HC Deb 09 May 1881 vol 261 cc11-2
MR. HEALY

asked the Chief Secretary to the Lord Lieutenant of Ireland, If his attention has been called to the proceedings in the Exchequer Division of the High Court of Justice in Ireland on the 25th April, in the case of Egan v. Traill, the defendant being a resident magistrate of Parsonstown, and the action one of three brought against him for having illegally sentenced to imprisonment and hard labour persons who had been arrested by the police on a charge of assault, Mr. Traill having gone on a Sunday to the police barrack where the men were in custody, and although they offered bail and asked to be remanded to petty sessions, refused to postpone the cases, and imposed on the men sentences of imprisonment varying from eight days to one month. The men were in gaol for the whole of these respective periods, and the affidavit stated that they had to sleep upon plank beds; whether Baron Fitzgerald stated when refusing Mr. Traill's application, that he "had sentenced three several men to imprisonment illegally;" whether when excusing Mr. Traill's conduct his counsel stated that he, being only a major in the Army, "could not be expected to know the law accurately as he was not a lawyer;" whether the Government will consider Major Traill's removal from such a responsible legal position, and upon whose recommendation Major Traill was appointed, and by whom it was sanctioned; and, whether if it be true, as appears from the Return of Stipendiary Magistrates lately presented to this House, that Major Traill has been acting for the last fifteen months for another resident magistrate absent on sick leave, the Government will at once take steps to appoint a competent person in the place of the absent official?

MR. W. E. FORSTER

Sir, I have instituted an inquiry into the circumstances referred to in the Question, and what I understand to be the case is this.
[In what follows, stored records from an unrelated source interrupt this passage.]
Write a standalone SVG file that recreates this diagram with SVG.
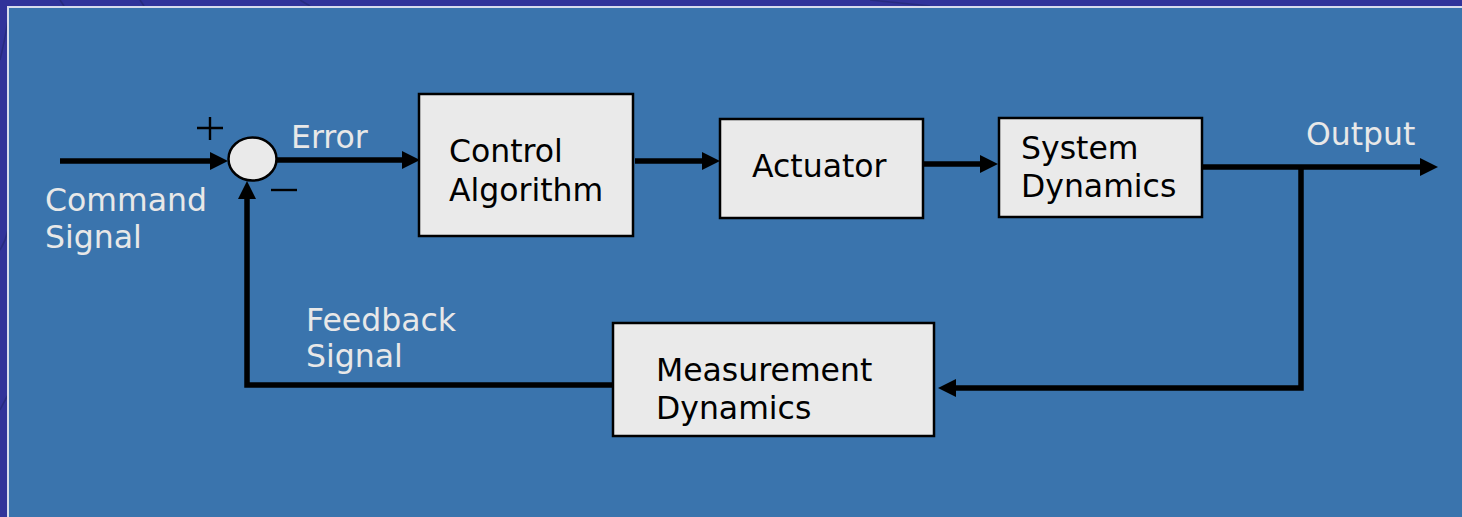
<svg xmlns="http://www.w3.org/2000/svg" width="1462" height="517" viewBox="0 0 1462 517">
  <defs>
    <style>
      .box { fill: #EAEAEA; stroke: #000; stroke-width: 2.5; }
      .lbl { font-family: "DejaVu Sans", Verdana, sans-serif; font-size: 31.5px; fill: #000; }
      .wlbl { font-family: "DejaVu Sans", Verdana, sans-serif; font-size: 31.5px; fill: #E8E8E8; }
      .wire { fill: none; stroke: #000; stroke-width: 5.5; stroke-linejoin: miter; }
      .sign { stroke: #000; stroke-width: 2.4; fill: none; }
    </style>
    <marker id="ah" viewBox="0 0 18 18" refX="2" refY="9" markerWidth="18" markerHeight="18" markerUnits="userSpaceOnUse" orient="auto">
      <path d="M0,0 L18,9 L0,18 z" fill="#000"/>
    </marker>
  </defs>

  <!-- background -->
  <rect x="0" y="0" width="1462" height="517" fill="#31339A"/>
  <g stroke="#262A7A" stroke-width="1.5" fill="none" opacity="0.8">
    <path d="M0,60 Q5,40 8,20"/>
    <path d="M0,250 Q6,240 8,230"/>
    <path d="M0,410 Q5,400 8,395"/>
    <path d="M60,0 Q62,3 64,6"/>
    <path d="M140,0 Q142,3 144,6"/>
    <path d="M300,0 Q305,3 310,6"/>
    <path d="M870,0 Q900,3 930,6"/>
  </g>
  <rect x="7" y="6" width="1455" height="511" fill="#D8DCEC"/>
  <rect x="9" y="8" width="1453" height="509" fill="#3A74AD"/>

  <!-- connectors -->
  <g id="connectors">
    <path class="wire" d="M60,161 H212" marker-end="url(#ah)"/>
    <path class="wire" d="M277,160 H404" marker-end="url(#ah)"/>
    <path class="wire" d="M635,161 H704" marker-end="url(#ah)"/>
    <path class="wire" d="M923,164 H982" marker-end="url(#ah)"/>
    <path class="wire" d="M1200,167 H1422" marker-end="url(#ah)"/>
    <path class="wire" d="M1301,167 V388 H954" marker-end="url(#ah)"/>
    <path class="wire" d="M613,385 H247 V197" marker-end="url(#ah)"/>
  </g>

  <!-- summing junction -->
  <g id="sum">
    <ellipse cx="252.5" cy="159" rx="24" ry="21.5" fill="#EAEAEA" stroke="#000" stroke-width="2.5"/>
    <path class="sign" d="M197,128 H223 M210,117 V140"/>
    <path class="sign" d="M271,190 H297"/>
  </g>

  <g id="command-label">
    <text class="wlbl" x="45" y="211">Command</text>
    <text class="wlbl" x="45" y="248">Signal</text>
  </g>

  <g id="error-label">
    <text class="wlbl" x="291" y="148">Error</text>
  </g>

  <g id="output-label">
    <text class="wlbl" x="1306" y="145">Output</text>
  </g>

  <g id="feedback-label">
    <text class="wlbl" x="306" y="331">Feedback</text>
    <text class="wlbl" x="306" y="367">Signal</text>
  </g>

  <g id="control-algorithm">
    <rect class="box" x="419" y="94" width="214" height="142"/>
    <text class="lbl" x="449" y="162">Control</text>
    <text class="lbl" x="449" y="201">Algorithm</text>
  </g>

  <g id="actuator">
    <rect class="box" x="720" y="119" width="203" height="99"/>
    <text class="lbl" x="752" y="177">Actuator</text>
  </g>

  <g id="system-dynamics">
    <rect class="box" x="999" y="118" width="203" height="99"/>
    <text class="lbl" x="1021" y="159">System</text>
    <text class="lbl" x="1021" y="197">Dynamics</text>
  </g>

  <g id="measurement-dynamics">
    <rect class="box" x="613" y="323" width="321" height="113"/>
    <text class="lbl" x="656" y="381">Measurement</text>
    <text class="lbl" x="656" y="419">Dynamics</text>
  </g>
</svg>
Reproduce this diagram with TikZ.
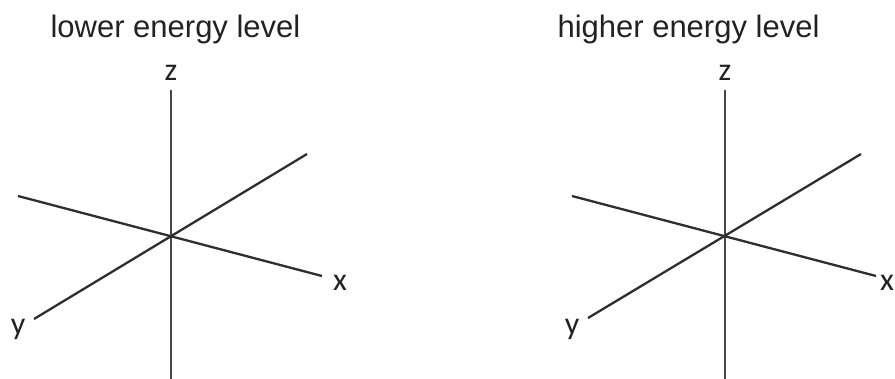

Sixteen persons were arrested on a charge of assault in September last at the place named, and detained in the lock-up. Three of these persons were the persons alluded to in the Question. Two of them who had committed the offence were convicted by the magistrate named; but this conviction was illegal, because they were tried at the gaol by one magistrate, and not at petty sessions before more than one magistrate. I have received no official report of the proceedings referred to, nor of the language used by Mr. Justice Fitzgerald at the trial; but I have no reason to believe that it has been inaccurately given in the newspaper reports. The commitment was made by the magistrate in ignorance of the law; and Major Traill has been sufficiently penalized for the error he made by becoming the defendant in three actions. He was appointed by the late Government to do duty in the place of the resident magistrate, who had asked for leave of absence, and has since resigned in consequence of ill health. A successor to Major Traill will be sent to Parsonstown in a few days' time.